When your program has no budget or a limited one at best, it’s very difficult to look professional. When parents come on campus for a tour they usually want to see things that remind them of bigger schools- a weight room, a locker room, and a home field.
When I arrived at CCA, we had around 20% of those things. Our locker room was a wreck filled with food wrappers, gatorade bottles and equipment and cloth thrown around the building. With some easy fixes we created the best ‘locker room’ we could. First, we obviously collected all the cloth, did an inventory, and washed it. I put together makeshift racks and bought rubbermaids to store things in. I took old PE lockers (triple stacked) and put them in the room, giving each player 3 small lockers (helmet- shoulder pads- shoes/cloth). I moved old book shelves in for old cleats, grabbed chairs from storage and put benches from outside and moved them inside. In a few hours we had ourselves a locker room.
The weight room was in disarray when I arrived on campus. Originally, the room was condemned (as I’ve discussed on here and in two podcasts). I convinced the principal that it was necessary to invest in the room. Once he did, all they did was fix the structural damages and slap paint on the walls. He added carpet even though I said to stay with cement. However, that’s all that was in the room. It was empty. Through some dealings I acquired treadmills, elyptical machines and universal machines that I sold to Play it Again Sports. I had a large white board installed and a few smaller white boards. Over the course of time more donations of equipment came in and more trades were made.

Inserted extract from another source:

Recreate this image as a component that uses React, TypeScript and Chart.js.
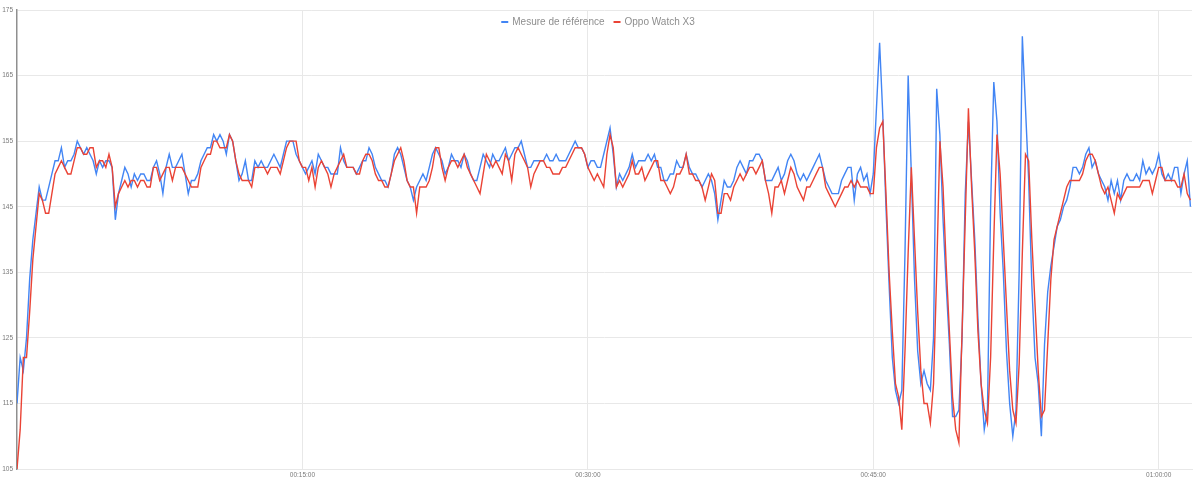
import { useEffect, useRef } from "react";
import { Chart, registerables } from "chart.js";

Chart.register(...registerables);

// Heart rate samples, one every SAMPLE_SECONDS seconds, starting at 00:00:00
const SAMPLE_SECONDS = 10;

const referenceBpm = [
  115, 122, 120, 125, 134, 140, 144, 148, 146, 146,
  148, 150, 152, 152, 154, 151, 152, 152, 153, 155,
  154, 153, 154, 153, 152, 150, 152, 151, 152, 152,
  151, 143, 147, 149, 151, 150, 148, 150, 149, 150,
  150, 149, 149, 151, 152, 150, 147, 151, 153, 151,
  151, 152, 153, 150, 147, 149, 149, 150, 152, 153,
  154, 154, 156, 155, 156, 155, 153, 156, 155, 152,
  149, 150, 152, 149, 149, 152, 151, 152, 151, 151,
  152, 153, 152, 151, 153, 155, 155, 155, 153, 152,
  151, 150, 151, 152, 150, 153, 152, 151, 151, 150,
  150, 150, 154, 152, 151, 151, 151, 150, 151, 152,
  152, 154, 153, 151, 150, 149, 149, 148, 150, 153,
  154, 153, 151, 149, 148, 146, 148, 149, 150, 149,
  151, 153, 154, 153, 152, 150, 151, 153, 152, 152,
  151, 153, 152, 150, 149, 149, 151, 153, 152, 151,
  153, 152, 152, 153, 154, 152, 153, 154, 154, 155,
  153, 151, 151, 152, 152, 152, 152, 153, 152, 152,
  153, 152, 152, 152, 153, 154, 155, 154, 154, 153,
  151, 152, 152, 151, 151, 153, 155, 157, 153, 148,
  150, 149, 150, 151, 153, 151, 152, 152, 152, 153,
  152, 153, 151, 151, 149, 149, 150, 150, 152, 151,
  151, 153, 151, 150, 150, 149, 148, 149, 150, 149,
  147, 143, 146, 149, 148, 148, 149, 151, 152, 151,
  150, 152, 152, 153, 153, 152, 149, 149, 149, 150,
  151, 149, 150, 152, 153, 152, 150, 149, 150, 149,
  150, 151, 152, 153, 151, 149, 148, 147, 147, 147,
  149, 150, 151, 151, 146, 150, 151, 149, 150, 147,
  150, 160, 170, 159, 145, 133, 122, 117, 115, 117,
  138, 165, 150, 134, 123, 118, 120, 118, 117, 125,
  163, 156, 143, 133, 124, 113, 113, 114, 125, 147,
  158, 149, 140, 128, 118, 111, 114, 145, 164, 158,
  144, 135, 123, 115, 110, 114, 135, 171, 160, 149,
  133, 122, 118, 110, 124, 132, 136, 139, 142, 143,
  145, 146, 148, 151, 151, 150, 151, 153, 154, 151,
  152, 150, 149, 148, 146, 149, 147, 149, 146, 149,
  150, 149, 149, 150, 149, 152, 150, 151, 150, 151,
  153, 150, 149, 150, 149, 151, 151, 147, 150, 152,
  145,
];

const oppoBpm = [
  105, 111, 122, 122, 129, 137, 142, 147, 146, 144,
  144, 147, 150, 151, 152, 151, 150, 150, 152, 154,
  154, 153, 153, 154, 154, 151, 152, 152, 151, 153,
  151, 145, 147, 148, 149, 148, 149, 149, 148, 149,
  149, 148, 148, 151, 151, 149, 150, 151, 151, 149,
  151, 151, 151, 150, 149, 148, 148, 148, 151, 152,
  153, 153, 155, 155, 154, 154, 154, 156, 155, 152,
  150, 149, 149, 149, 148, 151, 151, 151, 151, 150,
  151, 151, 151, 150, 152, 154, 155, 155, 155, 152,
  151, 151, 149, 151, 148, 151, 152, 151, 150, 148,
  150, 151, 152, 153, 151, 151, 151, 150, 150, 152,
  153, 153, 152, 150, 149, 149, 148, 148, 150, 152,
  153, 154, 152, 149, 148, 148, 144, 148, 148, 148,
  149, 151, 154, 154, 151, 149, 151, 152, 152, 151,
  152, 153, 151, 150, 149, 148, 147, 150, 153, 152,
  151, 152, 151, 150, 153, 152, 149, 153, 154, 153,
  152, 151, 148, 150, 151, 152, 152, 151, 151, 150,
  150, 150, 151, 151, 152, 153, 154, 154, 154, 153,
  151, 150, 149, 150, 149, 148, 153, 156, 154, 148,
  149, 148, 149, 150, 152, 150, 150, 151, 149, 150,
  151, 152, 152, 149, 149, 148, 147, 148, 150, 150,
  151, 153, 150, 150, 149, 149, 148, 146, 148, 150,
  149, 144, 144, 147, 147, 146, 148, 149, 150, 149,
  150, 151, 151, 150, 151, 152, 149, 147, 144, 148,
  148, 149, 147, 149, 151, 150, 148, 147, 146, 148,
  148, 149, 150, 151, 151, 148, 147, 146, 145, 146,
  147, 148, 148, 149, 148, 149, 148, 148, 148, 147,
  147, 154, 157, 158, 147, 135, 126, 118, 116, 111,
  123, 138, 151, 140, 129, 120, 115, 115, 112, 118,
  135, 155, 148, 136, 126, 116, 111, 109, 126, 143,
  160, 148, 138, 126, 118, 114, 112, 122, 140, 156,
  150, 140, 130, 120, 114, 112, 121, 138, 153, 152,
  140, 130, 120, 113, 114, 124, 134, 140, 142, 144,
  146, 148, 149, 149, 149, 149, 150, 152, 153, 153,
  152, 150, 148, 147, 148, 146, 144, 147, 146, 147,
  148, 148, 148, 148, 148, 149, 149, 149, 147, 149,
  151, 151, 149, 149, 149, 149, 148, 148, 150, 147,
  146,
];

const seriesNames = ["Mesure de référence", "Oppo Watch X3"];
const seriesColors = ["#4285f4", "#ea4335"];

const xTickValues = [900, 1800, 2700, 3600];
const xTickLabels = ["00:15:00", "00:30:00", "00:45:00", "01:00:00"];
const X_MAX_SECONDS = 3705;

const Y_MIN = 105;
const Y_MAX = 175;
const Y_STEP = 10;

const FONT = 'Arial, "Liberation Sans", sans-serif';

export default function App() {
  const canvasRef = useRef<HTMLCanvasElement | null>(null);

  useEffect(() => {
    const canvas = canvasRef.current;
    if (!canvas) return;

    const toPoints = (arr: number[]) =>
      arr.map((y, i) => ({ x: i * SAMPLE_SECONDS, y }));

    const legendPlugin = {
      id: "topLegend",
      afterDraw(chart: any) {
        const ctx = chart.ctx as CanvasRenderingContext2D;
        ctx.save();
        ctx.font = `10px ${FONT}`;
        ctx.textBaseline = "middle";
        ctx.textAlign = "left";
        const swatch = 7;
        const gap = 4;
        const itemGap = 9;
        const widths = seriesNames.map((n) => ctx.measureText(n).width);
        const total =
          widths.reduce((s, w) => s + swatch + gap + w, 0) +
          itemGap * (seriesNames.length - 1);
        let x = 598 - total / 2;
        const y = 22;
        seriesNames.forEach((name, i) => {
          ctx.fillStyle = seriesColors[i];
          ctx.fillRect(x, y - 1, swatch, 2);
          x += swatch + gap;
          ctx.fillStyle = "#8e8e8e";
          ctx.fillText(name, x, y);
          x += widths[i] + itemGap;
        });
        ctx.restore();
      },
    };

    const lineStyle = {
      borderWidth: 1.4,
      pointRadius: 0,
      tension: 0,
    };

    const chart = new Chart(canvas, {
      type: "line",
      data: {
        datasets: [
          {
            label: seriesNames[0],
            data: toPoints(referenceBpm),
            borderColor: seriesColors[0],
            backgroundColor: seriesColors[0],
            order: 1,
            ...lineStyle,
          },
          {
            label: seriesNames[1],
            data: toPoints(oppoBpm),
            borderColor: seriesColors[1],
            backgroundColor: seriesColors[1],
            order: 0,
            ...lineStyle,
          },
        ],
      },
      options: {
        responsive: false,
        animation: false,
        events: [],
        layout: { padding: { top: 10, right: 8, left: 0, bottom: 0 } },
        plugins: {
          legend: { display: false },
          tooltip: { enabled: false },
        },
        scales: {
          x: {
            type: "linear",
            min: 0,
            max: X_MAX_SECONDS,
            afterBuildTicks: (scale: any) => {
              scale.ticks = xTickValues.map((v) => ({ value: v }));
            },
            afterFit: (scale: any) => {
              scale.height = 14;
            },
            ticks: {
              autoSkip: false,
              maxRotation: 0,
              padding: 2,
              color: "#7a7a7a",
              font: { size: 6.5, family: FONT },
              callback: (v: any) => {
                const idx = xTickValues.indexOf(Number(v));
                return idx >= 0 ? xTickLabels[idx] : "";
              },
            },
            grid: { color: "#e8e8e8", lineWidth: 1, drawTicks: false },
            border: { color: "#e8e8e8", width: 1 },
          },
          y: {
            min: Y_MIN,
            max: Y_MAX,
            afterFit: (scale: any) => {
              scale.width = 17;
            },
            ticks: {
              stepSize: Y_STEP,
              padding: 4,
              color: "#7a7a7a",
              font: { size: 6.5, family: FONT },
            },
            grid: { color: "#e8e8e8", lineWidth: 1, drawTicks: false },
            border: { color: "#8f8f8f", width: 1.5 },
          },
        },
      },
      plugins: [legendPlugin],
    });

    return () => chart.destroy();
  }, []);

  return (
    <div
      style={{
        position: "fixed",
        left: 0,
        top: 0,
        width: 1200,
        height: 483,
        background: "#ffffff",
      }}
    >
      <canvas
        ref={canvasRef}
        width={1200}
        height={483}
        style={{ display: "block", width: 1200, height: 483 }}
      />
    </div>
  );
}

Today we’re working on having two squat racks, two adjustable benches, a bench rack, two plyo boxes, and plenty of olympic, dot, and ladder space.

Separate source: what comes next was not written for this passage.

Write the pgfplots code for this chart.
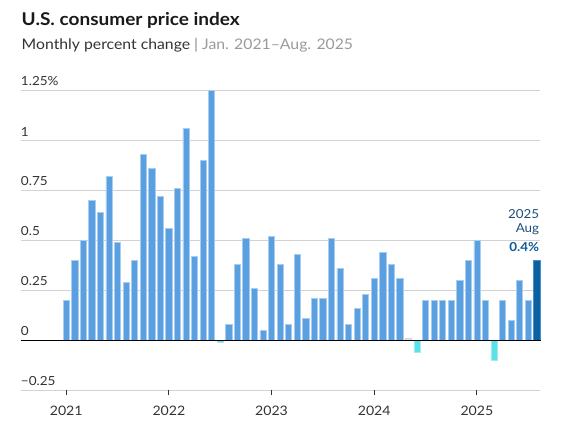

I spent 40 hours on a bus with my team this off-season playing 9 away games and 1 home game over the course of 11 weeks. It was exhausting but we survived our program’s first full season. In the end, the expenses for buses and food bankrupt our program. We are in the hole, but putting together a successful season (3-6, 3 plays from 5-4!) parlayed a little bit of leverage. We doubled our roster size in the off-season, made a few more weight room improvements, and did more lobbying. This summer we will break ground on a field… not a stadium, but that will come in due time. To get a field you have to work smart and find reasonably priced items like goalposts, chains, and a scoreboard. Don’t think your home field has to look like USC or Notre Dame- it’s okay to have 80 home seats and 20 away seats. Just keep in mind that you’ll look more professional having a field than not having one.

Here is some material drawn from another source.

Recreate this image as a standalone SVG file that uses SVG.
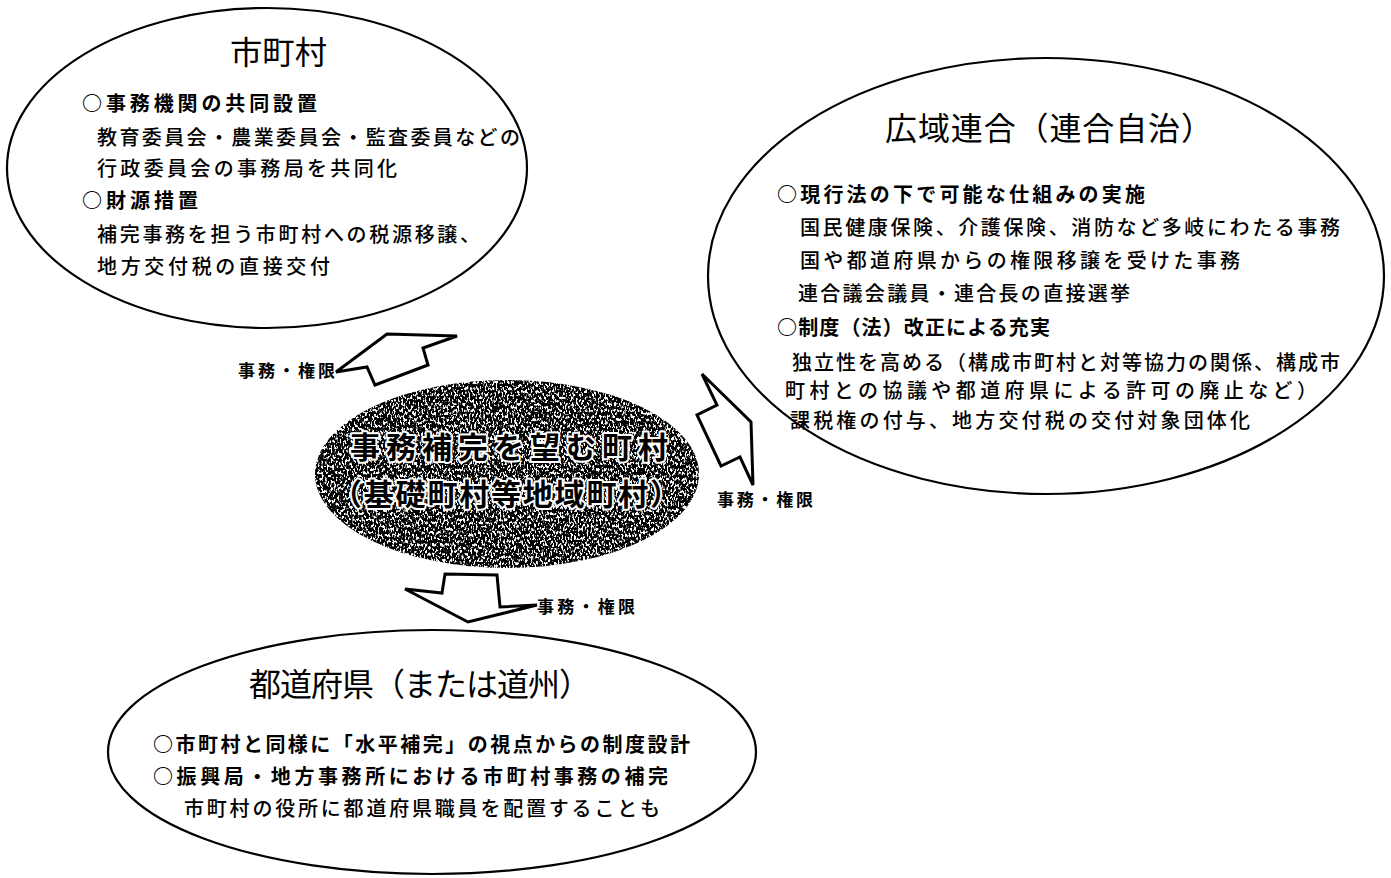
<svg xmlns="http://www.w3.org/2000/svg" width="1391" height="878" viewBox="0 0 1391 878">
<style>
  text { font-family: "Noto Sans CJK JP", "Noto Sans CJK SC", sans-serif; fill: #000; }
  .title { font-size: 32px; font-weight: 400; }
  .head { font-size: 20px; font-weight: 700; }
  .body { font-size: 20px; font-weight: 500; }
  .lbl { font-size: 17px; font-weight: 700; }
  .center { font-size: 30px; font-weight: 700; stroke: #fff; stroke-width: 4px; paint-order: stroke; stroke-linejoin: round; }
  .oval { fill: #fff; stroke: #000; stroke-width: 2.2; }
  .arrow { fill: #fff; stroke: #000; stroke-width: 3; stroke-linejoin: miter; }
</style>
<defs>
  <filter id="grain" x="-5%" y="-5%" width="110%" height="110%" color-interpolation-filters="sRGB">
    <feTurbulence type="fractalNoise" baseFrequency="0.55 0.32" numOctaves="2" seed="7" result="noise"/>
    <feColorMatrix in="noise" type="matrix" values="0 0 0 0 0  0 0 0 0 0  0 0 0 0 0  9 0 0 0 -3.4" result="dots"/>
    <feComposite in="dots" in2="SourceAlpha" operator="in"/>
  </filter>
</defs>
<rect width="1391" height="878" fill="#fff"/>

<g id="node-shichoson">
  <ellipse class="oval" cx="267" cy="168" rx="260" ry="160"/>
  <text class="title" x="230" y="64" textLength="97" lengthAdjust="spacingAndGlyphs">市町村</text>
  <text class="head" x="82" y="111" textLength="235" lengthAdjust="spacing">○事務機関の共同設置</text>
  <text class="body" x="97" y="145" textLength="423" lengthAdjust="spacing">教育委員会・農業委員会・監査委員などの</text>
  <text class="body" x="97" y="176" textLength="300" lengthAdjust="spacing">行政委員会の事務局を共同化</text>
  <text class="head" x="82" y="208" textLength="116" lengthAdjust="spacing">○財源措置</text>
  <text class="body" x="97" y="242" textLength="383" lengthAdjust="spacing">補完事務を担う市町村への税源移譲、</text>
  <text class="body" x="97" y="274" textLength="233" lengthAdjust="spacing">地方交付税の直接交付</text>
</g>

<g id="node-kouiki">
  <ellipse class="oval" cx="1046" cy="276" rx="338" ry="218"/>
  <text class="title" x="885" y="140" textLength="328" lengthAdjust="spacing">広域連合（連合自治）</text>
  <text class="head" x="777" y="202" textLength="368" lengthAdjust="spacing">○現行法の下で可能な仕組みの実施</text>
  <text class="body" x="800" y="235" textLength="540" lengthAdjust="spacing">国民健康保険、介護保険、消防など多岐にわたる事務</text>
  <text class="body" x="800" y="268" textLength="440" lengthAdjust="spacing">国や都道府県からの権限移譲を受けた事務</text>
  <text class="body" x="798" y="301" textLength="332" lengthAdjust="spacing">連合議会議員・連合長の直接選挙</text>
  <text class="head" x="777" y="335" textLength="273" lengthAdjust="spacing">○制度（法）改正による充実</text>
  <text class="body" x="792" y="370" textLength="548" lengthAdjust="spacing">独立性を高める（構成市町村と対等協力の関係、構成市</text>
  <text class="body" x="785" y="398" textLength="532" lengthAdjust="spacing">町村との協議や都道府県による許可の廃止など）</text>
  <text class="body" x="790" y="428" textLength="460" lengthAdjust="spacing">課税権の付与、地方交付税の交付対象団体化</text>
</g>

<g id="node-todofuken">
  <ellipse class="oval" cx="432" cy="752" rx="324" ry="122"/>
  <text class="title" x="249" y="696" textLength="342" lengthAdjust="spacing">都道府県（または道州）</text>
  <text class="head" x="153" y="752" textLength="537" lengthAdjust="spacing">○市町村と同様に「水平補完」の視点からの制度設計</text>
  <text class="head" x="153" y="784" textLength="515" lengthAdjust="spacing">○振興局・地方事務所における市町村事務の補完</text>
  <text class="body" x="184" y="816" textLength="476" lengthAdjust="spacing">市町村の役所に都道府県職員を配置することも</text>
</g>

<g id="node-center">
  <ellipse cx="507" cy="474" rx="192" ry="94" fill="#000" filter="url(#grain)"/>
  <text class="center" x="350" y="458" textLength="318" lengthAdjust="spacing">事務補完を望む町村</text>
  <text class="center" x="332" y="505" textLength="348" lengthAdjust="spacing">（基礎町村等地域町村）</text>
</g>

<g id="connectors">
  <polygon class="arrow" points="336,372 387,334 457,336 423,348 428,365 375,385 367,367"/>
  <text class="lbl" x="238" y="377" textLength="97" lengthAdjust="spacing">事務・権限</text>
  <polygon class="arrow" points="702,374 751,422 753,485 740,457 721,466 697,415 717,405"/>
  <text class="lbl" x="717" y="506" textLength="96" lengthAdjust="spacing">事務・権限</text>
  <polygon class="arrow" points="405,589 442,593 445,574 497,575 500,607 537,605 468,622"/>
  <text class="lbl" x="537" y="613" textLength="98" lengthAdjust="spacing">事務・権限</text>
</g>
</svg>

Since I was originally hired to teach and coach at Cornerstone in March of 2011, a lot has changed. We’ve added two sets of uniforms (no longer playing in practice gear). We have built a weight room and established a successful off-season program with 20+ kids involved every week. We have started funding and planning for a home field. We have improved our team GPA adding nearly a dozen players with 3.5 and above GPA’s. We’ve turned an empty room into a locker room. But most importantly, we’ve built a small pride in being a Duck.